2. Risk management leaders have a strategic understanding of their risk appetite and are willing to take risks. With a thorough understanding of potential risks, risk management leaders actually have a high or very high appetite for risk, according to the report. Nearly 90 percent of risk leaders say they are increasingly taking a risk-enabled approach to growth.

"Analyzing and assessing how different business risks affect one another is an essential step in achieving a holistic and accurate risk management perspective," says Brian Schwartz, PwC's U.S. Performance Governance, Risk and Compliance leader. "Undertaking systematic review that determines what aggregated level of risk a company is willing to take on — and ensuring that all business units understand those limits — remains a central tenet of risk management leadership."

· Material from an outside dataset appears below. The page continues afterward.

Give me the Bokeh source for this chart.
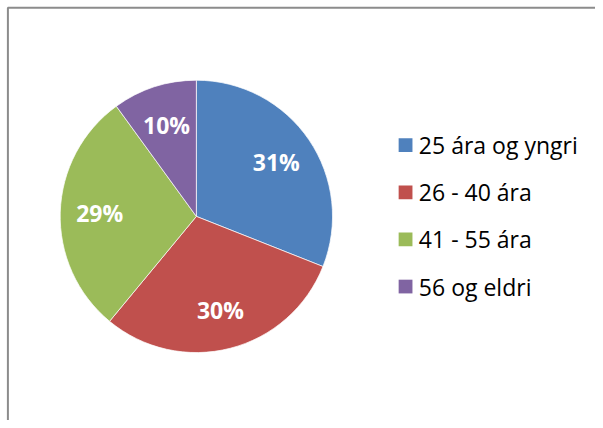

3. Risk management leaders are more aligned across business units. Fully 90 percent of risk management leaders (compared with 36 percent of non-leaders) say their risk management program is fully aligned or very aligned with their company's strategic planning process.

PwC says risk leaders also demonstrate greater cross-functional alignment, particularly with finance (93 percent vs. 58 percent), internal audit (95 percent vs. 65 percent) and corporate compliance (93 percent vs. 55 percent). Risk management leaders are also much more likely (67 percent vs. 43 percent) to involve risk analysis in the decision-making process.

PwC says this lends them great speed and agility in neutralizing threats and seizing opportunities. "Business leaders see the landscape today as one of both threat and opportunity, in roughly equal proportions," says Dennis L. Chesley, PwC global risk consulting leader. "To survive and evolve in this environment, companies need to prepare their entire organizations to take advantage of big shifts ahead of the competition."

4. Risk management leaders apply more sophisticated techniques. PwC found that 46 percent of risk management leaders spend more time calculating and preparing for risk than reacting to it, as compared with 21 percent of non-leaders. Risk leaders also use a variety of tools, including identification and forecasting of emerging risks (96 percent vs. 59 percent), horizon scanning and early-warning indicators (81 percent vs. 33 percent) and building organizational resilience to risk (88 percent vs. 42 percent).

New analytics systems are also making it easier than ever to bring disparate data together to create insight. "When executives have the power to collect the right data and synthesize this data into actionable intelligence, they are empowered with a deeper understanding of their business and of the drivers that impact performance," says John Sabatini, leader of PwC's risk and compliance systems and analytics practice. "We can now do things that weren't possible a decade ago. This allows for much better decision-making."